When the trustees spend money on such “urgent maintenance, repairs or replacement”, they must comply with any restrictions imposed or directions given by members and must report to the members on any such expenditure as soon as possible after it is made.

If you are a trustee or managing agent, making payments on behalf of a body corporate, make sure you have ticked the relevant boxes set out above, to ensure that payments are made legally. In times like these, you are likely to be monitored even more closely by penny-pinching body corporate members.

Article reference: Paddocks Press: Volume 15, Issue 10.

Specialist Community Scheme Attorney (BA (Law) LLB), Ané de Klerk, is a senior associate at The Advisory, a boutique law firm specialising exclusively in community scheme law:. Get in touch with her at

This article is published under the Creative Commons Attribution license.

Back to Paddocks Press – October 2020 Edition.


  • Anne Greening
    28/10/2020 11:50

    Thank-you for this handy reference regarding the control of funds.
    There is another source of revenue available to us, as is the case with some other sectional titles retirement villages. We refer to it as an “endowment”. It is a percentage of the difference between the purchase price and the selling price attained on the sale of a section. Before the STSMA was brought into force, this income took the place of what is now the “reserve fund”. As a result, we have never in our history had to raise a special levy. The interest earned on these funds, is credited to our administrative fund, leading to lower levies.
    There seems to be no regulation regarding the use of such funds, although we have sought the approval of our members before dipping into this kitty.

  • Rod Gush
    28/10/2020 13:52

    ADMINISTRATIVE FUND: we are a village of 270 Units. Our annual Admin Budget is close to R 4 million. It is totally impractical to have EVERY payment made in the process of administering the village approved by Trustee resolution and Minuted accordingly.
    LEGAL GENERALLY: Many aspects of the STSMA are completely impractical in a large village. By the same token many of the legal obligations placed on Trustees in small developments (say 6 houses or flats) are onerous and expensive to adhere to. It is time to overhaul this legislation in the light of experience gained in the last five years.

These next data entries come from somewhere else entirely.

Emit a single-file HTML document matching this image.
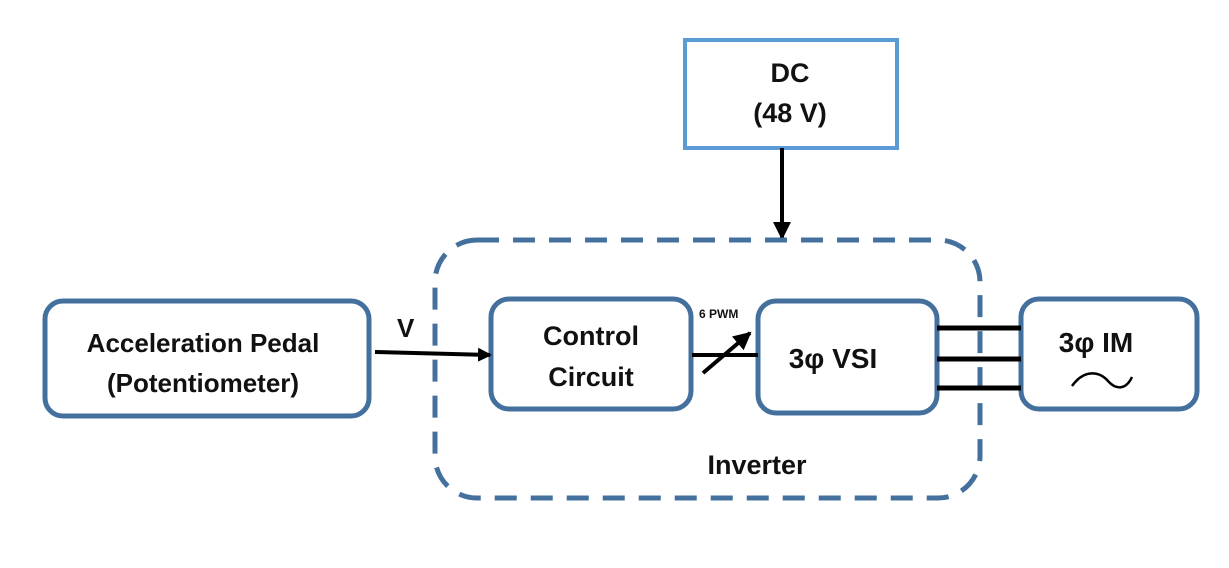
<!DOCTYPE html>
<html><head><style>body{margin:0;background:#fff}svg{display:block}text{font-family:"Liberation Sans",sans-serif;font-weight:bold;fill:#111}</style></head><body>
<svg width="1229" height="568" viewBox="0 0 1229 568">
<defs><marker id="a" markerWidth="14" markerHeight="14" refX="12" refY="7" orient="auto" markerUnits="userSpaceOnUse"><path d="M0,0 L14,7 L0,14z" fill="#000"/></marker>
<marker id="b" markerWidth="18" markerHeight="18" refX="16" refY="9" orient="auto" markerUnits="userSpaceOnUse"><path d="M0,0 L18,9 L0,18z" fill="#000"/></marker></defs>
<rect x="685" y="40" width="212" height="108" fill="#fff" stroke="#5b9bd5" stroke-width="4"/>
<text x="790" y="82" font-size="27" text-anchor="middle">DC</text>
<text x="790" y="122" font-size="27" text-anchor="middle">(48 V)</text>
<line x1="782" y1="148" x2="782" y2="238" stroke="#000" stroke-width="4" marker-end="url(#b)"/>
<rect x="435" y="240" width="545" height="258" rx="42" fill="none" stroke="#44709d" stroke-width="5" stroke-dasharray="22 14"/>
<rect x="45" y="301" width="324" height="115" rx="18" fill="#fff" stroke="#44709d" stroke-width="5"/>
<text x="203" y="352" font-size="26" text-anchor="middle">Acceleration Pedal</text>
<text x="203" y="392" font-size="26" text-anchor="middle">(Potentiometer)</text>
<rect x="491" y="299" width="200" height="110" rx="18" fill="#fff" stroke="#44709d" stroke-width="5"/>
<text x="591" y="345" font-size="27" text-anchor="middle">Control</text>
<text x="591" y="386" font-size="27" text-anchor="middle">Circuit</text>
<rect x="758" y="301" width="179" height="112" rx="18" fill="#fff" stroke="#44709d" stroke-width="5"/>
<text x="833" y="368" font-size="28" text-anchor="middle">3φ VSI</text>
<rect x="1021" y="299" width="176" height="110" rx="18" fill="#fff" stroke="#44709d" stroke-width="5"/>
<text x="1096" y="352" font-size="28" text-anchor="middle">3φ IM</text>
<path d="M1072,386 C1085,368 1100,372 1108,381 C1116,390 1126,390 1132,377" fill="none" stroke="#000" stroke-width="2.5"/>
<text x="397" y="337" font-size="26">V</text>
<line x1="375" y1="352" x2="490" y2="355" stroke="#000" stroke-width="4" marker-end="url(#a)"/>
<line x1="692" y1="355" x2="758" y2="355" stroke="#000" stroke-width="4"/>
<line x1="703" y1="373" x2="750" y2="333" stroke="#000" stroke-width="4" marker-end="url(#b)"/>
<text x="699" y="318" font-size="12">6 PWM</text>
<g stroke="#000" stroke-width="5"><line x1="937" y1="328" x2="1021" y2="328"/><line x1="937" y1="359" x2="1021" y2="359"/><line x1="937" y1="388" x2="1021" y2="388"/></g>
<text x="757" y="474" font-size="27" text-anchor="middle">Inverter</text>
</svg></body></html>
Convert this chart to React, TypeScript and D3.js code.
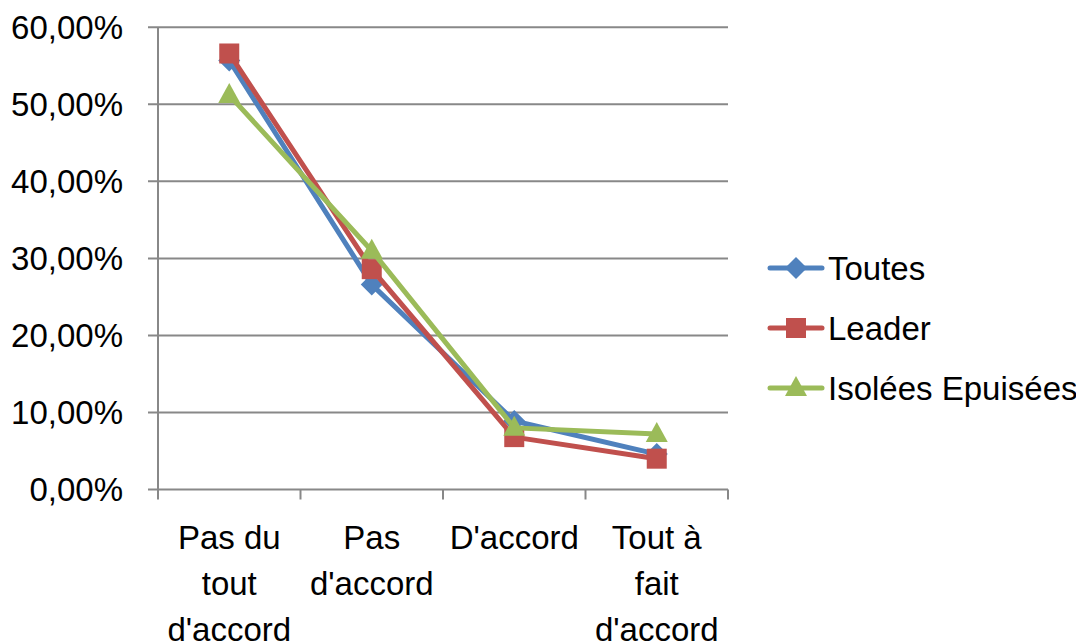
import React from "react";
import * as d3 from "d3";

const categories = [["Pas du", "tout", "d'accord"], ["Pas", "d'accord"], ["D'accord"], ["Tout à", "fait", "d'accord"]];
const seriesNames = ["Toutes", "Leader", "Isolées Epuisées"];
const toutes = [0.557, 0.266, 0.089, 0.046];
const leader = [0.566, 0.286, 0.068, 0.040];
const isolees = [0.512, 0.310, 0.080, 0.072];
const yTicks = [0, 0.1, 0.2, 0.3, 0.4, 0.5, 0.6];
const colors = ["#4F81BD", "#C0504D", "#9BBB59"];
const markers = ["diamond", "square", "triangle"];

const FONT = "'Liberation Sans', Arial, sans-serif";

function Marker({ type, x, y, color }: { type: string; x: number; y: number; color: string }) {
  if (type === "square") return <rect x={x - 10} y={y - 10} width={20} height={20} fill={color} />;
  if (type === "diamond") return <path d={`M${x},${y - 11}L${x + 11},${y}L${x},${y + 11}L${x - 11},${y}Z`} fill={color} />;
  return <path d={`M${x},${y - 12}L${x + 11},${y + 8}L${x - 11},${y + 8}Z`} fill={color} />;
}

export default function App() {
  const W = 1076, H = 643;
  const left = 158, right = 728, top = 27.3, bottom = 489.5;
  const x = d3.scaleBand().domain(categories.map((_, i) => String(i))).range([left, right]);
  const y = d3.scaleLinear().domain([0, 0.6]).range([bottom, top]);
  const data = [toutes, leader, isolees];
  const line = d3.line<number>().x((_, i) => x(String(i))! + x.bandwidth() / 2).y((d) => y(d));
  const fmt = (v: number) => (v * 100).toFixed(2).replace(".", ",") + "%";
  const ticksX = d3.range(categories.length + 1).map((i) => left + i * x.step());
  return (
    <svg width={W} height={H} style={{ position: "absolute", left: 0, top: 0 }} fontFamily={FONT}>
      <rect width={W} height={H} fill="#fff" />
      {yTicks.map((t) => (
        <g key={t}>
          <line x1={left - 10} x2={right} y1={y(t)} y2={y(t)} stroke="#888" strokeWidth={2} />
          <text x={123} y={y(t)} dy="0.35em" textAnchor="end" fontSize={33} fill="#000">{fmt(t)}</text>
        </g>
      ))}
      <line x1={left} x2={left} y1={top} y2={bottom} stroke="#888" strokeWidth={2} />
      {ticksX.map((tx, i) => (
        <line key={i} x1={tx} x2={tx} y1={bottom} y2={bottom + 10} stroke="#888" strokeWidth={2} />
      ))}
      {categories.map((lines, i) => (
        <text key={i} x={x(String(i))! + x.bandwidth() / 2} textAnchor="middle" fontSize={33} fill="#000">
          {lines.map((l, j) => (
            <tspan key={j} x={x(String(i))! + x.bandwidth() / 2} y={549 + j * 46}>{l}</tspan>
          ))}
        </text>
      ))}
      {data.map((s, si) => (
        <g key={si}>
          <path d={line(s)!} fill="none" stroke={colors[si]} strokeWidth={5} strokeLinejoin="round" strokeLinecap="round" />
          {s.map((v, i) => (
            <Marker key={i} type={markers[si]} x={x(String(i))! + x.bandwidth() / 2} y={y(v)} color={colors[si]} />
          ))}
        </g>
      ))}
      {seriesNames.map((n, i) => {
        const ly = 268 + i * 60;
        return (
          <g key={n}>
            <line x1={770} x2={822} y1={ly} y2={ly} stroke={colors[i]} strokeWidth={5} strokeLinecap="round" />
            <Marker type={markers[i]} x={796} y={ly} color={colors[i]} />
            <text x={828} y={ly} dy="0.35em" fontSize={33} fill="#000">{n}</text>
          </g>
        );
      })}
    </svg>
  );
}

  • Hi. Is there an Act or document to which managing agents should comply to? Furthermore, if a managing agent failed to recover or include some levy costs such as common property water, electricity and sewerage on the monthly levy statements, can they be held responsible for the under recoveries, and or is this the trustees liability and responsibility? thank you.

    • Paddocks
      13/11/2020 10:04

      Hi Kobus,

      Thank you for your comment. Please note that our legal team would need to assist you with your query. Please send the details of the matter to and the team will provide a no-obligation quotation for their assistance with this.

      Kind regards
      The Paddocks Team

  • Marlin van Heerden
    29/03/2021 08:42

    Thank you for the relevant information. I agree with Rod Gush. It is time to realize that one size does not fit all. I have also found that managing agents try to play “god” and use their own interpretation to intimidate owners regarding rules and regulations.

  • Hi I am a trustee in a body corp recently elected at AGM. we have come across payments by the previous trustees to a contractor. there is no minutes at trustees meetings authorising such payments. there is only emails by two trustees to the managing agent to pay sixty percent deposit and later a final payment. These payments have been made to the contractor even though the job has not been completed

    what can I do to recover this money either by the trustees. we have tried to talk to the contractor without success

    The very trustees that made these payments did ask the the same contractor to requote to complete the job

  • When you have all the evidence, take it to an attorney and ask for advice as to whether the BC has a claim, based on an analysis of the documents you have.